====== EXTRACTED INFORMATION ======

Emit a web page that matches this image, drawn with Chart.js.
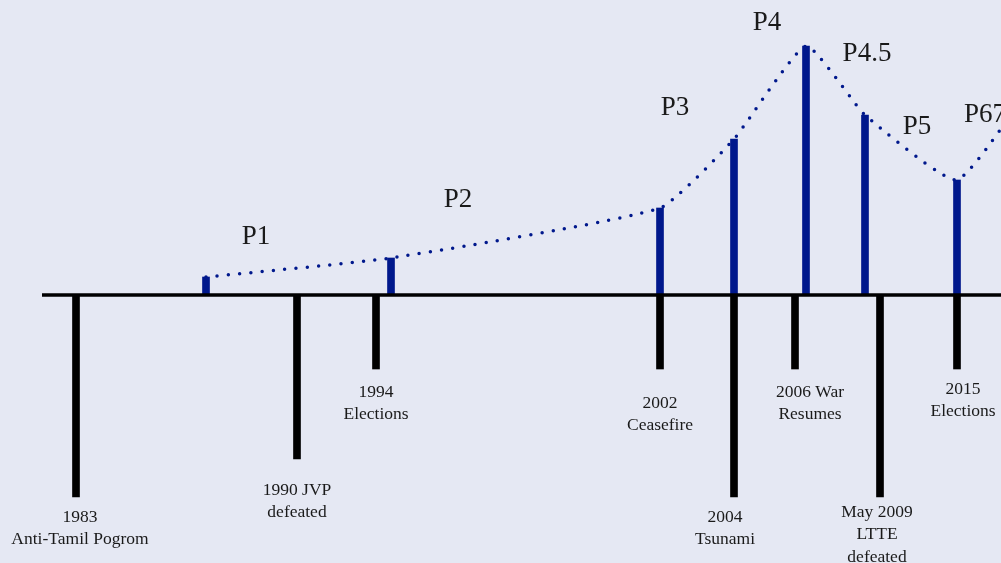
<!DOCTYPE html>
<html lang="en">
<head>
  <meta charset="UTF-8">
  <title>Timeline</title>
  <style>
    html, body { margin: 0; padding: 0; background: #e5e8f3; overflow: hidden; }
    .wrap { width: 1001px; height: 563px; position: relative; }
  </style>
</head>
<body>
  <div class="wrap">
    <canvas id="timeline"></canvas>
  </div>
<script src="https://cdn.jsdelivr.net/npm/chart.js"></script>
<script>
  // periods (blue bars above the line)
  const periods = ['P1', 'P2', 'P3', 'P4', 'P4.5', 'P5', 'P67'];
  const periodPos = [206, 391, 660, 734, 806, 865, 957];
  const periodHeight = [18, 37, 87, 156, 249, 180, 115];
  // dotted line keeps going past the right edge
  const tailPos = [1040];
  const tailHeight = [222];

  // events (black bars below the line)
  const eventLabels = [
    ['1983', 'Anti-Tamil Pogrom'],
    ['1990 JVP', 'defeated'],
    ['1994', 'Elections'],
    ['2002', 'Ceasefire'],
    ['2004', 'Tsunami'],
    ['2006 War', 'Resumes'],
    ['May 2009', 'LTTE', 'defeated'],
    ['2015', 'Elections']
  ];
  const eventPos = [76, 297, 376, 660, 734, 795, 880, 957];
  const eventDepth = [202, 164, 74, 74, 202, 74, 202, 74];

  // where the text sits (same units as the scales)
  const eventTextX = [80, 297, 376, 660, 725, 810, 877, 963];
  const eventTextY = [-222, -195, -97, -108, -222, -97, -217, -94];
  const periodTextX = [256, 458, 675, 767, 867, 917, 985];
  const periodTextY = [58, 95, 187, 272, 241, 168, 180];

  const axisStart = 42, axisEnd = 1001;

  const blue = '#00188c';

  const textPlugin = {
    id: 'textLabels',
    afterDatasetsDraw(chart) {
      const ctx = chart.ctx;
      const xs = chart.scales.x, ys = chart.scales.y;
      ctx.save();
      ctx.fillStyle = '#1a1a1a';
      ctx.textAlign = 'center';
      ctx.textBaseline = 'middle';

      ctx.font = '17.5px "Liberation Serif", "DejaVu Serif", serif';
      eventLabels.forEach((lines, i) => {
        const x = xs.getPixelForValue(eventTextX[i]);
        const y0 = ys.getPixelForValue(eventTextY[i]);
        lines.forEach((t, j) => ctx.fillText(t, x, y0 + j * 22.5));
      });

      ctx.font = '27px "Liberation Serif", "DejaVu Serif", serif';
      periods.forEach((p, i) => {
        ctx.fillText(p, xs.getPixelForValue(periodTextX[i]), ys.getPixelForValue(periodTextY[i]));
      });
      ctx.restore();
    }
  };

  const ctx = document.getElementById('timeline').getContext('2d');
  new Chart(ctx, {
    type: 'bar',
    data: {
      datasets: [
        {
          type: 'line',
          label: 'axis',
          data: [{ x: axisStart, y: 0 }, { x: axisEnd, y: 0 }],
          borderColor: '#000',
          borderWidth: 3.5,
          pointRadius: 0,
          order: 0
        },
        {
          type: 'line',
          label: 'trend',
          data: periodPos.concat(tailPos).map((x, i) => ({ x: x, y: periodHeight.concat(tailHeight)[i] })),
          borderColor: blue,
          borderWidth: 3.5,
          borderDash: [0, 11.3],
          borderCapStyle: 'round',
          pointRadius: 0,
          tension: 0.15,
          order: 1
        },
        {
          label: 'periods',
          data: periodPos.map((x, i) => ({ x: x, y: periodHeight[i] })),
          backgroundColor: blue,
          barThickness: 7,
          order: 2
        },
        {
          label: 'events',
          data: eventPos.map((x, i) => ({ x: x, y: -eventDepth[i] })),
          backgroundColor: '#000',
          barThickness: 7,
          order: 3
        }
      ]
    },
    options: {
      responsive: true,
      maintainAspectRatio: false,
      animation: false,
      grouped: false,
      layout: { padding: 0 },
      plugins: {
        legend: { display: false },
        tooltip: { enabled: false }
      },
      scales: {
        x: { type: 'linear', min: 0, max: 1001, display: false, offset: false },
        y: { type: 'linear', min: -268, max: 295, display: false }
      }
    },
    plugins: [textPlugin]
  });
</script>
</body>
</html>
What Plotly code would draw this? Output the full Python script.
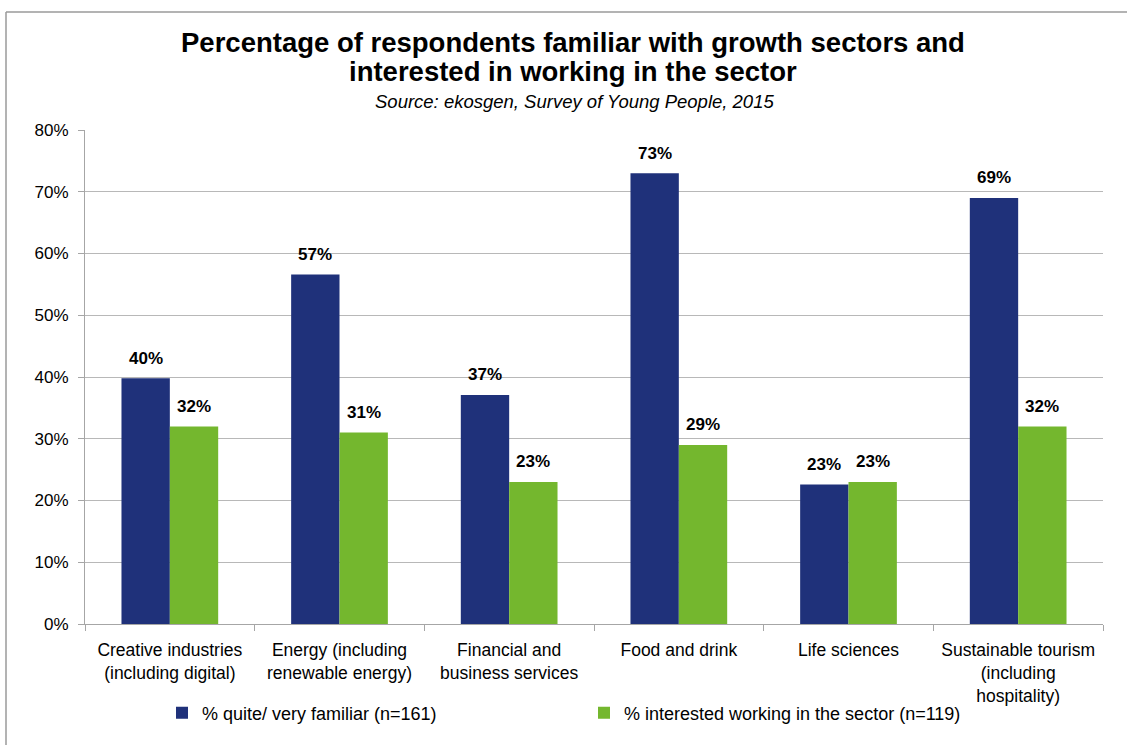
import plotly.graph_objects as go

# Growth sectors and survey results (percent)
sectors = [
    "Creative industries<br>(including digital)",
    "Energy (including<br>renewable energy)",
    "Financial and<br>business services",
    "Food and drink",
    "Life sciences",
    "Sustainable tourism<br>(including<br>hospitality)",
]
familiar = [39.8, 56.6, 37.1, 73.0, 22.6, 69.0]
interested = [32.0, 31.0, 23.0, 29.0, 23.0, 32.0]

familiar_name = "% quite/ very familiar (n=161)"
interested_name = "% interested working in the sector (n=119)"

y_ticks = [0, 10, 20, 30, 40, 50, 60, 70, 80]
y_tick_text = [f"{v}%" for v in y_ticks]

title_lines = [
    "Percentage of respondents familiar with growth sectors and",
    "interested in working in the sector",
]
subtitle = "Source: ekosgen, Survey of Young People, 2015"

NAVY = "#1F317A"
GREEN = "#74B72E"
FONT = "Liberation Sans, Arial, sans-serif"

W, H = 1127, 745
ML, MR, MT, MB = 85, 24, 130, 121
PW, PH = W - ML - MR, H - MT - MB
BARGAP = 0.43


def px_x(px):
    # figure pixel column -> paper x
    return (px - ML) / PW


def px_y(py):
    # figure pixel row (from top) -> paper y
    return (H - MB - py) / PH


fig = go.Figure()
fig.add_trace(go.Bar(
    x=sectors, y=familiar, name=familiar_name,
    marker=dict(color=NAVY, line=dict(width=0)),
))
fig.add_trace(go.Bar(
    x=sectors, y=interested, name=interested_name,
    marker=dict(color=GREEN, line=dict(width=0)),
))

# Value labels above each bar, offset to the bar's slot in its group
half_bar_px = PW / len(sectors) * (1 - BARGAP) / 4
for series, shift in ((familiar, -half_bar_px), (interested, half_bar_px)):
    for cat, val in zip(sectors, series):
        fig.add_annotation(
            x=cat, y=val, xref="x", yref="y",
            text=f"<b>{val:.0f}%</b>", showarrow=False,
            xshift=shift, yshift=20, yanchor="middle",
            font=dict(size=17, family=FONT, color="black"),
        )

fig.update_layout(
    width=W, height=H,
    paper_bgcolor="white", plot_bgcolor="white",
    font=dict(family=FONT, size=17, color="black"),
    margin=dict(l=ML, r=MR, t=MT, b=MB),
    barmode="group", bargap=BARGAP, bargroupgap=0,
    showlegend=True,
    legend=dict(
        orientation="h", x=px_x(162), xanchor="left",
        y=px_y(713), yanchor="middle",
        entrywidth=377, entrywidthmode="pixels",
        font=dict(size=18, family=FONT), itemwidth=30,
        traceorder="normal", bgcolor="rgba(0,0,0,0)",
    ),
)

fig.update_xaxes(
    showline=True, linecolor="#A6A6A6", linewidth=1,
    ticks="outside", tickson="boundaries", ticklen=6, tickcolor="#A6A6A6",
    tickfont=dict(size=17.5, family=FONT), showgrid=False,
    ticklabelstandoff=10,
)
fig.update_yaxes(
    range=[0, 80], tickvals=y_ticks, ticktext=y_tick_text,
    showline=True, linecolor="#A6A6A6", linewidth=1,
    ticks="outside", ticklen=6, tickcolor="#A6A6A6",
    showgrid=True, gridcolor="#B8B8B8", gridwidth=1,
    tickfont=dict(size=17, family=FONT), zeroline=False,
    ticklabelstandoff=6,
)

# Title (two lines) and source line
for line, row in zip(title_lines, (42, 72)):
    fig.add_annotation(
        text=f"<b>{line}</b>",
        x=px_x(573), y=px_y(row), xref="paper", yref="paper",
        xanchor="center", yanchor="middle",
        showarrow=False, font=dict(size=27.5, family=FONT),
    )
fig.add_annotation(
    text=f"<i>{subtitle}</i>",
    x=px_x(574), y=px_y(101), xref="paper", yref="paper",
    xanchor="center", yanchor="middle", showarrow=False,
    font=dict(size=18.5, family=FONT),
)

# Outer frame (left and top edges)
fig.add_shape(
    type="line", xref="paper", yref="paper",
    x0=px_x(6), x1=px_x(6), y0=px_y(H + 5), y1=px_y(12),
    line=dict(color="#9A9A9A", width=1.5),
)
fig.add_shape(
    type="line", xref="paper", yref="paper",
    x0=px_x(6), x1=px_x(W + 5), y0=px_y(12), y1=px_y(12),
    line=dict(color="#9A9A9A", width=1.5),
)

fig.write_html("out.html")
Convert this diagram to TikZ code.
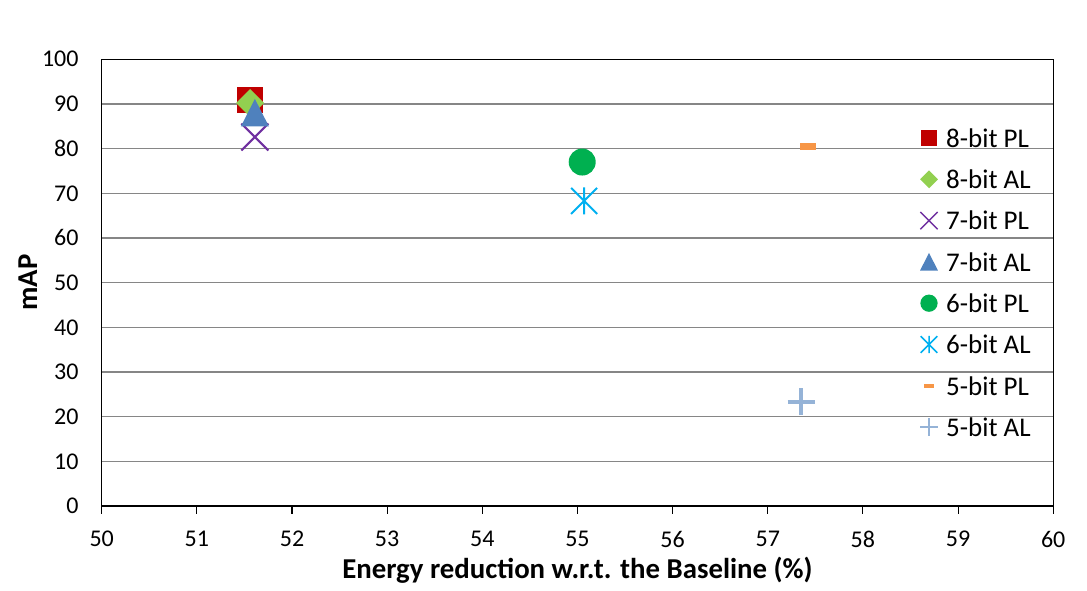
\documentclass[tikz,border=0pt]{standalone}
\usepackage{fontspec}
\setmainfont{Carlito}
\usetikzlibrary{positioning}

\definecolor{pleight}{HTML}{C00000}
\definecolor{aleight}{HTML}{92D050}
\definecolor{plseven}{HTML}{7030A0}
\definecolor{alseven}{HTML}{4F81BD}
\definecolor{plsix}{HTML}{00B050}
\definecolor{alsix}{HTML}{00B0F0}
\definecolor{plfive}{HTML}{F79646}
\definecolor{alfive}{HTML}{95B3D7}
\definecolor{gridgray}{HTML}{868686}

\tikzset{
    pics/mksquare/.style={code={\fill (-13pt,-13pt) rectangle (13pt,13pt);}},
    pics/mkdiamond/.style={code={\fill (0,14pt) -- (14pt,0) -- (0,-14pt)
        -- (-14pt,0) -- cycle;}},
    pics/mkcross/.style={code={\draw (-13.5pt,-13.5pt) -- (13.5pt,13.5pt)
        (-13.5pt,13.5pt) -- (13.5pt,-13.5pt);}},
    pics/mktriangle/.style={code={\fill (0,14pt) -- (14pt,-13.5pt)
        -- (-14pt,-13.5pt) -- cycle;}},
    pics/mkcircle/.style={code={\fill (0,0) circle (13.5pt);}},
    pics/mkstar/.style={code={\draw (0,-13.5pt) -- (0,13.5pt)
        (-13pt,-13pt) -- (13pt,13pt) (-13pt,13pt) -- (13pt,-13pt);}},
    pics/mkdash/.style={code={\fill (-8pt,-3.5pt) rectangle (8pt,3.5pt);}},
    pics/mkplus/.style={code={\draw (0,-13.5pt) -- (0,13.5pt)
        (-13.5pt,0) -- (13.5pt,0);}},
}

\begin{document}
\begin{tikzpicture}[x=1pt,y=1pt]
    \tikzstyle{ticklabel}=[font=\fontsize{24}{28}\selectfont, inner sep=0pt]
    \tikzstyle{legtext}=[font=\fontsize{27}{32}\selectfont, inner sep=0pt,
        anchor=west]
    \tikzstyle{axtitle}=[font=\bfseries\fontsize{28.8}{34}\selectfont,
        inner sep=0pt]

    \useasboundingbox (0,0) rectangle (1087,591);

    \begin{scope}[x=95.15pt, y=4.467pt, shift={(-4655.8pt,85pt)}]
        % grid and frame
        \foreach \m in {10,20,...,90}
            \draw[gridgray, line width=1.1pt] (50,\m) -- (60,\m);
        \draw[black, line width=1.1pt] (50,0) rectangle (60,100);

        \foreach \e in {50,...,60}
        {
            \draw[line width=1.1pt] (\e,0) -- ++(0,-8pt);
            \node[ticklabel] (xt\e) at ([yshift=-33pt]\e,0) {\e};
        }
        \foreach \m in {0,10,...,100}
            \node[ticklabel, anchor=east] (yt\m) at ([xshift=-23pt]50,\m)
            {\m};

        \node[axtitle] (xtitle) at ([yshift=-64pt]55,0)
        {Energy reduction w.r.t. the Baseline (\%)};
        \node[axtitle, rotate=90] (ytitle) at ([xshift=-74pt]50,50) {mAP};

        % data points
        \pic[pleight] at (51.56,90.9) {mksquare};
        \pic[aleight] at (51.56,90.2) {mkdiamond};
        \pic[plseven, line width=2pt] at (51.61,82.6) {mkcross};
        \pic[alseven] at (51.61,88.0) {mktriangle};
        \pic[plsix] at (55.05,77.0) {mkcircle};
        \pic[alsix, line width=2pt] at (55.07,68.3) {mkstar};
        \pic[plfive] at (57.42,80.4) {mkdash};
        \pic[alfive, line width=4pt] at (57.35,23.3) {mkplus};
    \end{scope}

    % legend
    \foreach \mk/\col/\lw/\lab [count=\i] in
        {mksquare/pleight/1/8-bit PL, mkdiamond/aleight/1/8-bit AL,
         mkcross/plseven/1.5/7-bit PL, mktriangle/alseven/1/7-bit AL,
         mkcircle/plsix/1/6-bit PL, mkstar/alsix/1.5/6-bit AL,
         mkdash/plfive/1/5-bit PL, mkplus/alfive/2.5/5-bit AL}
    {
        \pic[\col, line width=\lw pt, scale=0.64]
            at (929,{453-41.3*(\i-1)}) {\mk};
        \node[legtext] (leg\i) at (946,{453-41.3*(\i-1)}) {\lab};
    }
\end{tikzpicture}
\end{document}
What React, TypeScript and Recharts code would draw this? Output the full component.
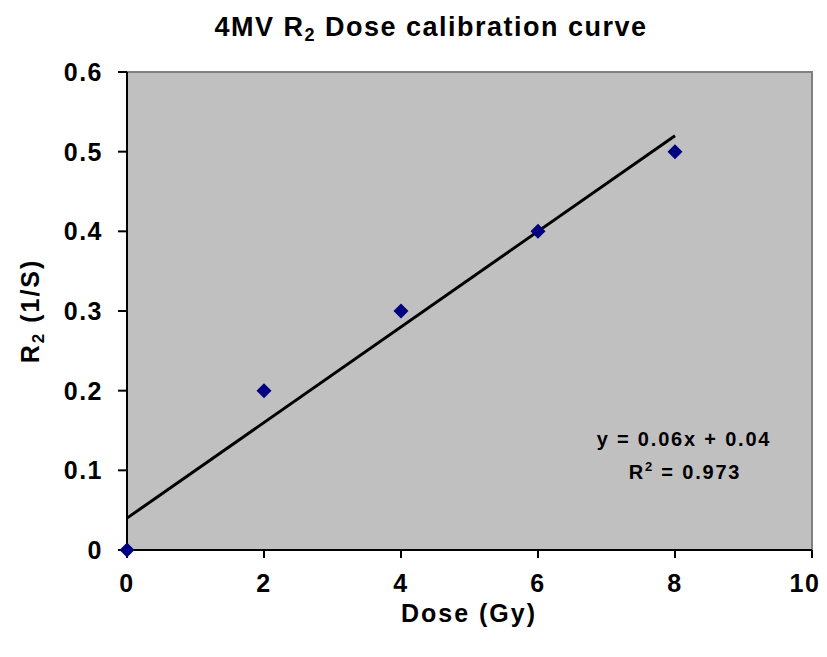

======

--- WHAT YOU ARE ASKED TO DO ---
Only the lines from the one containing "What Plotly code" down to the one containing "return (H - MB - py) / PH" should be copied, exactly and with both ends kept. Drop the pictures.

--- FINISHED TASK ---
What Plotly code would draw this? Output the full Python script.
import plotly.graph_objects as go

# Growth sectors and survey results (percent)
sectors = [
    "Creative industries<br>(including digital)",
    "Energy (including<br>renewable energy)",
    "Financial and<br>business services",
    "Food and drink",
    "Life sciences",
    "Sustainable tourism<br>(including<br>hospitality)",
]
familiar = [39.8, 56.6, 37.1, 73.0, 22.6, 69.0]
interested = [32.0, 31.0, 23.0, 29.0, 23.0, 32.0]

familiar_name = "% quite/ very familiar (n=161)"
interested_name = "% interested working in the sector (n=119)"

y_ticks = [0, 10, 20, 30, 40, 50, 60, 70, 80]
y_tick_text = [f"{v}%" for v in y_ticks]

title_lines = [
    "Percentage of respondents familiar with growth sectors and",
    "interested in working in the sector",
]
subtitle = "Source: ekosgen, Survey of Young People, 2015"

NAVY = "#1F317A"
GREEN = "#74B72E"
FONT = "Liberation Sans, Arial, sans-serif"

W, H = 1127, 745
ML, MR, MT, MB = 85, 24, 130, 121
PW, PH = W - ML - MR, H - MT - MB
BARGAP = 0.43


def px_x(px):
    # figure pixel column -> paper x
    return (px - ML) / PW


def px_y(py):
    # figure pixel row (from top) -> paper y
    return (H - MB - py) / PH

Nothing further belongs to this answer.